# START OF ENTRIES

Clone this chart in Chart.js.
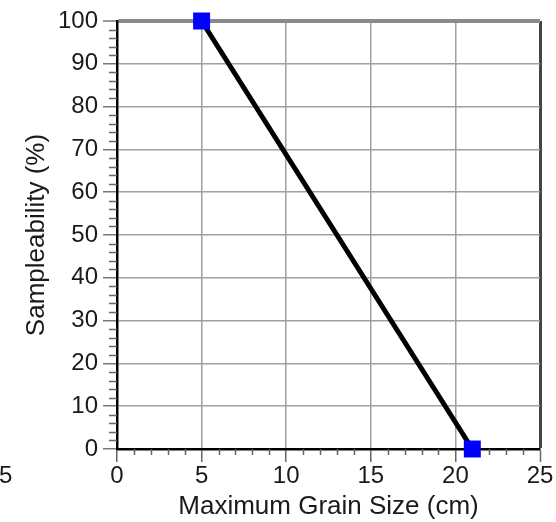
<!DOCTYPE html>
<html><head><meta charset="utf-8">
<script src="https://cdn.jsdelivr.net/npm/chart.js@4.4.1/dist/chart.umd.min.js"></script>
<style>html,body{margin:0;padding:0;background:#fff;overflow:hidden}</style>
</head><body>
<canvas id="c" width="556" height="522"></canvas>
<script>
// ---- data ----
const grainSize = [5, 21];          // Maximum Grain Size (cm)
const sampleability = [100, 0];     // Sampleability (%)
const xTickValues = [0, 5, 10, 15, 20, 25];
const yTickValues = [0, 10, 20, 30, 40, 50, 60, 70, 80, 90, 100];
const xMinorStep = 1;
const yMinorStep = 2;
const xTitle = 'Maximum Grain Size (cm)';
const yTitle = 'Sampleability (%)';
const strayLabel = '5';

const FONT = '"Liberation Sans", Arial, Helvetica, sans-serif';
const TXT = '#1a1a1a';

const minorTicks = {
  id: 'minorTicks',
  beforeDatasetsDraw(chart) {
    const {ctx, scales: {x, y}, chartArea: a} = chart;
    ctx.save();
    ctx.strokeStyle = '#666';
    ctx.lineWidth = 1.5;
    ctx.beginPath();
    for (let v = x.min; v <= x.max; v += xMinorStep) {
      if (xTickValues.includes(v)) continue;
      const px = Math.round(x.getPixelForValue(v)) + 0.5;
      ctx.moveTo(px, a.bottom); ctx.lineTo(px, a.bottom + 6);
    }
    for (let v = y.min; v <= y.max; v += yMinorStep) {
      if (yTickValues.includes(v)) continue;
      const py = Math.round(y.getPixelForValue(v)) + 0.5;
      ctx.moveTo(a.left, py); ctx.lineTo(a.left - 8, py);
    }
    ctx.stroke();
    // stray partial label at lower-left of the picture
    ctx.fillStyle = TXT;
    ctx.font = '24px ' + FONT;
    ctx.textAlign = 'left';
    ctx.textBaseline = 'middle';
    ctx.fillText(strayLabel, -1, a.bottom + 27);
    ctx.restore();
  }
};

new Chart(document.getElementById('c'), {
  type: 'scatter',
  data: {
    datasets: [{
      data: grainSize.map((g, i) => ({x: g, y: sampleability[i]})),
      showLine: true,
      borderColor: '#000',
      borderWidth: 5,
      pointStyle: 'rect',
      pointRadius: 12,
      pointHoverRadius: 12,
      pointBackgroundColor: '#0000ff',
      pointBorderColor: '#0000ff',
      pointBorderWidth: 0,
      clip: false
    }]
  },
  options: {
    responsive: false,
    animation: false,
    devicePixelRatio: 1,
    layout: {padding: {top: 21, right: 16, left: 0, bottom: 0}},
    plugins: {legend: {display: false}, tooltip: {enabled: false}},
    scales: {
      x: {
        type: 'linear',
        min: xTickValues[0], max: xTickValues[xTickValues.length - 1],
        afterBuildTicks: s => { s.ticks = xTickValues.map(v => ({value: v})); },
        afterFit: s => { s.height = 73; },
        ticks: {color: TXT, font: {family: FONT, size: 24}, padding: 0, maxRotation: 0},
        grid: {
          color: c => c.tick && c.tick.value === 25 ? '#444' : '#a0a0a0',
          lineWidth: c => c.tick && c.tick.value === 25 ? 3 : 1.5,
          tickLength: 13, tickColor: '#666', tickWidth: 1.5
        },
        border: {color: '#000', width: 2.5},
        title: {display: true, text: xTitle, color: TXT, font: {family: FONT, size: 26}, padding: {top: 0, bottom: 0}}
      },
      y: {
        type: 'linear',
        min: yTickValues[0], max: yTickValues[yTickValues.length - 1],
        afterBuildTicks: s => { s.ticks = yTickValues.map(v => ({value: v})); },
        afterFit: s => { s.width = 117; },
        ticks: {color: TXT, font: {family: FONT, size: 24}, padding: 5},
        grid: {
          color: c => c.tick && c.tick.value === 100 ? '#8a8a8a' : '#a0a0a0',
          lineWidth: c => c.tick && c.tick.value === 100 ? 4 : 1.5,
          tickLength: 14, tickColor: '#777', tickWidth: 1.5
        },
        border: {color: '#000', width: 2.5},
        title: {display: true, text: yTitle, color: TXT, font: {family: FONT, size: 26}, padding: {top: 21, bottom: 0}}
      }
    }
  },
  plugins: [minorTicks]
});
</script>
</body></html>
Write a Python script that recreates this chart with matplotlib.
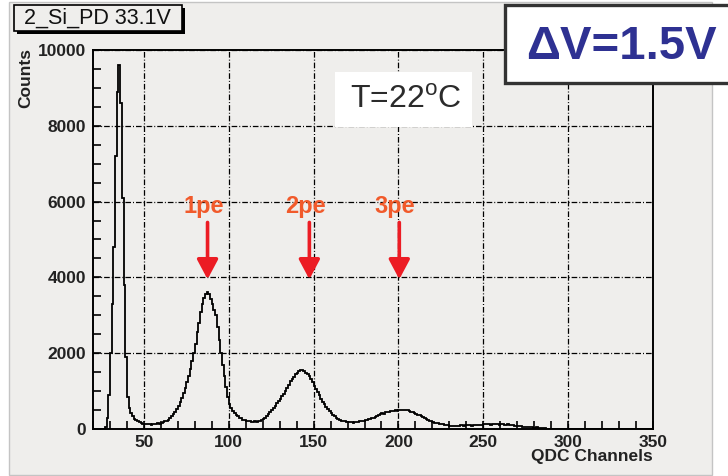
import numpy as np
import matplotlib
matplotlib.use("Agg")
from matplotlib import pyplot as plt
from matplotlib.patches import Rectangle
from matplotlib.ticker import MultipleLocator

plt.rcParams['font.family'] = ['Liberation Sans', 'DejaVu Sans']
plt.rcParams['mathtext.fontset'] = 'custom'
plt.rcParams['mathtext.rm'] = 'Liberation Sans'

# QDC spectrum, one count value per channel starting at channel 20
first_channel = 20
counts = [
    0, 0, 0, 0, 0, 0, 0, 40, 300, 900,                      # 20-29
    2000, 3300, 4800, 7200, 8900, 9600, 8600, 6100, 3800, 1900,  # 30-39
    850, 560, 420, 330, 270, 230, 200, 175, 160, 145,       # 40-49
    130, 125, 120, 125, 115, 120, 125, 140, 150, 145,       # 50-59
    165, 180, 200, 215, 245, 290, 340, 390, 450, 530,       # 60-69
    620, 720, 830, 940, 1080, 1230, 1400, 1580, 1800, 2000,  # 70-79
    2250, 2550, 2800, 3100, 3300, 3450, 3550, 3620, 3550, 3420,  # 80-89
    3300, 3150, 3000, 2700, 2350, 2000, 1700, 1400, 1100, 850,   # 90-99
    650, 560, 480, 420, 370, 340, 300, 280, 250, 230,       # 100-109
    215, 210, 200, 195, 190, 200, 195, 205, 210, 240,       # 110-119
    270, 300, 340, 400, 450, 500, 560, 620, 680, 740,       # 120-129
    800, 870, 920, 1000, 1080, 1160, 1260, 1320, 1380, 1440,  # 130-139
    1490, 1530, 1560, 1550, 1520, 1490, 1450, 1390, 1310, 1230,  # 140-149
    1140, 1060, 970, 890, 800, 720, 650, 580, 520, 470,     # 150-159
    420, 380, 340, 300, 270, 240, 220, 210, 200, 190,       # 160-169
    180, 175, 180, 170, 175, 180, 190, 200, 210, 220,       # 170-179
    230, 250, 270, 260, 280, 300, 320, 330, 360, 400,       # 180-189
    420, 400, 440, 460, 450, 470, 480, 480, 490, 480,       # 190-199
    490, 500, 510, 500, 490, 505, 470, 450, 440, 420,       # 200-209
    400, 380, 360, 340, 310, 290, 260, 240, 220, 210,       # 210-219
    190, 170, 165, 150, 130, 125, 120, 110, 100, 95,        # 220-229
    90, 85, 80, 85, 90, 80, 95, 100, 90, 100,               # 230-239
    100, 95, 100, 90, 95, 100, 100, 95, 105, 110,           # 240-249
    125, 120, 130, 120, 115, 125, 120, 130, 125, 110,       # 250-259
    130, 120, 110, 115, 120, 110, 100, 95, 90, 85,          # 260-269
    80, 75, 70, 65, 60, 55, 50, 45, 40, 35,                 # 270-279
    30, 40, 25, 20, 20, 15, 15, 10, 10, 8,                  # 280-289
    8, 6, 5, 5, 4, 4, 3, 3, 3, 2,                           # 290-299
    2, 2, 3, 2, 2, 1, 2, 1, 1, 2,                           # 300-309
    1, 1, 1, 2, 1, 1, 0, 1, 1, 0,                           # 310-319
    1, 0, 0, 1, 0, 0, 1, 0, 0, 0,                           # 320-329
    0, 0, 0, 0, 0, 0, 0, 0, 0, 0,                           # 330-339
    0, 0, 0, 0, 0, 0, 0, 0, 0, 0,                           # 340-349
]

# photo-electron peak markers: label, channel, arrow top, arrow tip
pe_labels = ["1pe", "2pe", "3pe"]
pe_channels = [87.5, 147.5, 200.5]
arrow_top = 5450
arrow_tip = 3950

hist_title = "2_Si_PD 33.1V"
temp_text = r"T=22$^\mathrm{o}$C"
dv_text = "\u0394V=1.5V"

W, H = 728, 476
pad_grey = "#efeeec"

fig = plt.figure(figsize=(W / 100, H / 100), dpi=100)
fig.patch.set_facecolor("white")


def px(x, y):
    # pixel coordinates (from top-left) to figure fraction
    return x / W, 1 - y / H


# grey canvas behind the plot
x0, y1 = px(9, 475)
x1, y0 = px(712, 2)
fig.add_artist(Rectangle((x0, y1), x1 - x0, y0 - y1, transform=fig.transFigure,
                         facecolor=pad_grey, edgecolor="#c4c4c4", lw=1, zorder=0))

l, b = px(93, 429)
r, t = px(653, 50)
ax = fig.add_axes([l, b, r - l, t - b])
ax.set_facecolor(pad_grey)

edges = np.arange(first_channel, first_channel + len(counts) + 1)
ax.stairs(counts, edges, color="black", lw=1.3, zorder=3)

ax.set_xlim(20, 350)
ax.set_ylim(0, 10000)
ax.xaxis.set_major_locator(MultipleLocator(50))
ax.xaxis.set_minor_locator(MultipleLocator(10))
ax.yaxis.set_major_locator(MultipleLocator(2000))
ax.yaxis.set_minor_locator(MultipleLocator(500))
ax.tick_params(which="both", direction="in", length=6, width=1.2, color="black")
ax.tick_params(axis="x", pad=4)
ax.tick_params(axis="y", pad=5)
for lab in ax.get_xticklabels() + ax.get_yticklabels():
    lab.set_fontsize(12.5)
    lab.set_fontweight("bold")
    lab.set_color("#222222")
ax.grid(True, which="major", color="black", lw=0.9, linestyle=(0, (4.5, 1.6, 0.8, 1.6)))
for s in ax.spines.values():
    s.set_linewidth(1.4)

fig.text(*px(26, 48), "Counts", rotation=90, ha="center", va="top",
         fontsize=12.5, fontweight="bold", color="#222222")
fig.text(*px(653, 457), "QDC Channels", ha="right", va="center",
         fontsize=12.5, fontweight="bold", color="#222222")

# peak arrows
for lab, ch in zip(pe_labels, pe_channels):
    ax.annotate("", xy=(ch, arrow_tip), xytext=(ch, arrow_top),
                arrowprops=dict(arrowstyle="-|>,head_width=0.32,head_length=0.6",
                                color="#ec1c24", lw=2.6, shrinkA=0, shrinkB=0,
                                mutation_scale=20), zorder=5)
    ax.text(ch - 2.5, 5880, lab, ha="center", va="center", fontsize=17,
            fontweight="bold", color="#f15a2b", zorder=5)

# histogram title box with shadow
sx0, sy1 = px(17, 34)
sx1, sy0 = px(185, 8)
fig.add_artist(Rectangle((sx0, sy1), sx1 - sx0, sy0 - sy1, transform=fig.transFigure,
                         facecolor="black", edgecolor="none", zorder=4))
bx0, by1 = px(14, 31)
bx1, by0 = px(182, 5)
fig.add_artist(Rectangle((bx0, by1), bx1 - bx0, by0 - by1, transform=fig.transFigure,
                         facecolor=pad_grey, edgecolor="black", lw=1.2, zorder=5))
fig.text(*px(97, 18.5), hist_title, ha="center", va="center", fontsize=15.5,
         color="#111111", zorder=6)

# temperature box
tx0, ty1 = px(335, 127)
tx1, ty0 = px(472, 72)
fig.add_artist(Rectangle((tx0, ty1), tx1 - tx0, ty0 - ty1, transform=fig.transFigure,
                         facecolor="white", edgecolor="none", zorder=5))
fig.text(*px(406, 100), temp_text, ha="center", va="center", fontsize=23,
         color="#2b2b2b", zorder=6)

# bias step box
dx0, dy1 = px(505, 83)
dx1, dy0 = px(740, 5)
fig.add_artist(Rectangle((dx0, dy1), dx1 - dx0, dy0 - dy1, transform=fig.transFigure,
                         facecolor="white", edgecolor="#333333", lw=2.4, zorder=5))
fig.text(*px(621, 47), dv_text, ha="center", va="center", fontsize=34,
         fontweight="bold", color="#2e3192", zorder=6)

fig.savefig("out.png", dpi=100, facecolor=fig.get_facecolor())
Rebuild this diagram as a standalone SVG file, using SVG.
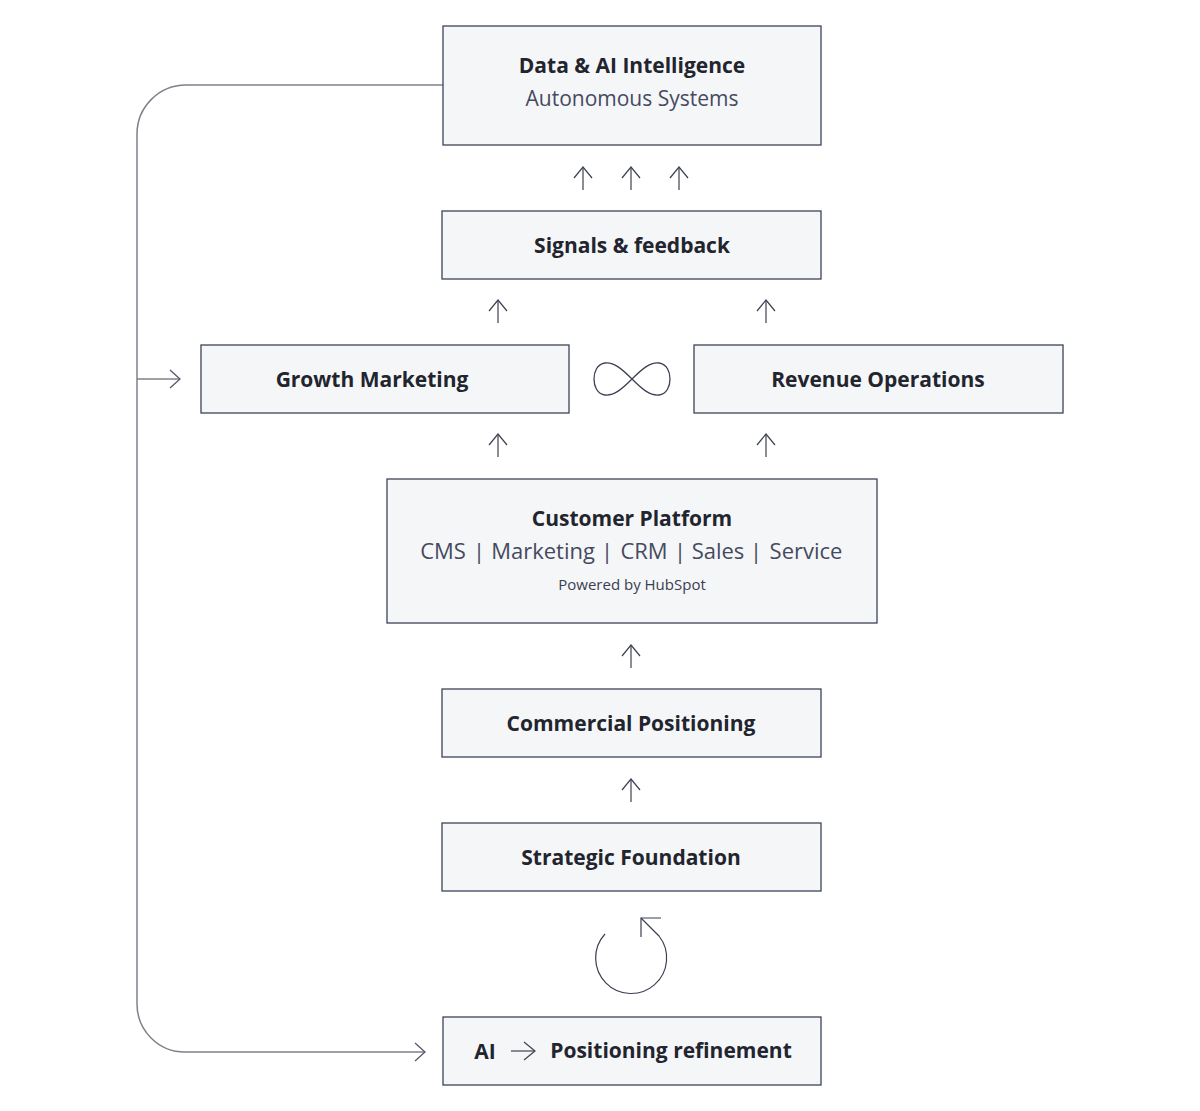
<svg xmlns="http://www.w3.org/2000/svg" width="1200" height="1111" viewBox="0 0 1200 1111">
<style>
.box{fill:#f5f6f8;stroke:#3d4258;stroke-width:1.3}
.t{font-family:"Open Sans","Noto Sans","Liberation Sans",sans-serif;fill:#22242e;text-anchor:middle}
.b{font-weight:700;font-size:21px}
.r{font-weight:400;font-size:21px;fill:#454a5f}
.r2{font-weight:400;font-size:22px;fill:#454a5f}
.s{font-weight:400;font-size:15px;fill:#3a3e4f}
.c{fill:none;stroke:#80808a;stroke-width:1.5}
.a{fill:none;stroke:#3d4050;stroke-width:1.2}
</style>
<defs>
<marker id="ah" viewBox="-13 -11 15 22" refX="0" refY="0" markerWidth="15" markerHeight="22" orient="auto" markerUnits="userSpaceOnUse">
<path d="M -11 -9 L 0 0 L -11 9" fill="none" stroke="#3d4050" stroke-width="1.2"/>
</marker>
<marker id="ahg" viewBox="-13 -11 15 22" refX="0" refY="0" markerWidth="15" markerHeight="22" orient="auto" markerUnits="userSpaceOnUse">
<path d="M -10 -9 L 0 0 L -10 9" fill="none" stroke="#55586a" stroke-width="1.3"/>
</marker>
</defs>
<rect width="1200" height="1111" fill="#ffffff"/>

<g id="connectors">
<path class="c" d="M 443 85 H 186 A 49 49 0 0 0 137 134 V 1004 A 48 48 0 0 0 185 1052 H 425" marker-end="url(#ahg)"/>
<path class="c" d="M 137 379 H 180" marker-end="url(#ahg)"/>
<path class="a" d="M 583 190 V 167" marker-end="url(#ah)"/>
<path class="a" d="M 631 190 V 167" marker-end="url(#ah)"/>
<path class="a" d="M 679 190 V 167" marker-end="url(#ah)"/>
<path class="a" d="M 498 323 V 300" marker-end="url(#ah)"/>
<path class="a" d="M 766 323 V 300" marker-end="url(#ah)"/>
<path class="a" d="M 498 457 V 434" marker-end="url(#ah)"/>
<path class="a" d="M 766 457 V 434" marker-end="url(#ah)"/>
<path class="a" d="M 631 668 V 645" marker-end="url(#ah)"/>
<path class="a" d="M 631 802 V 779" marker-end="url(#ah)"/>
<path class="a" d="M 605 934 A 35.5 35.5 0 1 0 659 936 L 641 918"/>
<path class="a" d="M 641 937 V 918 H 661"/>
</g>

<g id="data-ai">
<rect class="box" x="443" y="26" width="378" height="119"/>
<text class="t b" x="632" y="73">Data &amp; AI Intelligence</text>
<text class="t r" x="632" y="106">Autonomous Systems</text>
</g>

<g id="signals">
<rect class="box" x="442" y="211" width="379" height="68"/>
<text class="t b" x="632" y="253">Signals &amp; feedback</text>
</g>

<g id="growth">
<rect class="box" x="201" y="345" width="368" height="68"/>
<text class="t b" x="372" y="387">Growth Marketing</text>
</g>

<g id="infinity">
<path d="M 632 379 C 622 369 614 362 605 363 C 597 364 594 372 594 379 C 594 386 597 394 605 395 C 614 396 622 389 632 379 C 642 369 650 362 659 363 C 667 364 670 372 670 379 C 670 386 667 394 659 395 C 650 396 642 389 632 379 Z" fill="none" stroke="#3d4050" stroke-width="1.3"/>
</g>

<g id="revops">
<rect class="box" x="694" y="345" width="369" height="68"/>
<text class="t b" x="878" y="387">Revenue Operations</text>
</g>

<g id="customer-platform">
<rect class="box" x="387" y="479" width="490" height="144"/>
<text class="t b" x="632" y="526">Customer Platform</text>
<text class="t r2" x="443" y="559">CMS</text>
<text class="t r2" x="479" y="559">|</text>
<text class="t r2" x="543" y="559">Marketing</text>
<text class="t r2" x="607" y="559">|</text>
<text class="t r2" x="644" y="559">CRM</text>
<text class="t r2" x="680" y="559">|</text>
<text class="t r2" x="718" y="559">Sales</text>
<text class="t r2" x="756" y="559">|</text>
<text class="t r2" x="806" y="559">Service</text>
<text class="t s" x="632" y="590">Powered by HubSpot</text>
</g>

<g id="commercial">
<rect class="box" x="442" y="689" width="379" height="68"/>
<text class="t b" x="631" y="731">Commercial Positioning</text>
</g>

<g id="strategic">
<rect class="box" x="442" y="823" width="379" height="68"/>
<text class="t b" x="631" y="865">Strategic Foundation</text>
</g>

<g id="refinement">
<rect class="box" x="443" y="1017" width="378" height="68"/>
<text class="t b" x="485" y="1059">AI</text>
<path class="a" d="M 511 1051 H 535" marker-end="url(#ah)"/>
<text class="t b" x="671" y="1058">Positioning refinement</text>
</g>
</svg>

# END OF ENTRIES

- **THE REQUEST**
Output nothing except the lines from the one containing "Write a Python" through the one containing "from matplotlib.ticker import MultipleLocator", both kept, with the pictures removed.

- **EXERCISE RESPONSE**
Write a Python script that recreates this chart with matplotlib.
import numpy as np
import matplotlib
matplotlib.use("Agg")
from matplotlib import pyplot as plt
from matplotlib.patches import Rectangle
from matplotlib.ticker import MultipleLocator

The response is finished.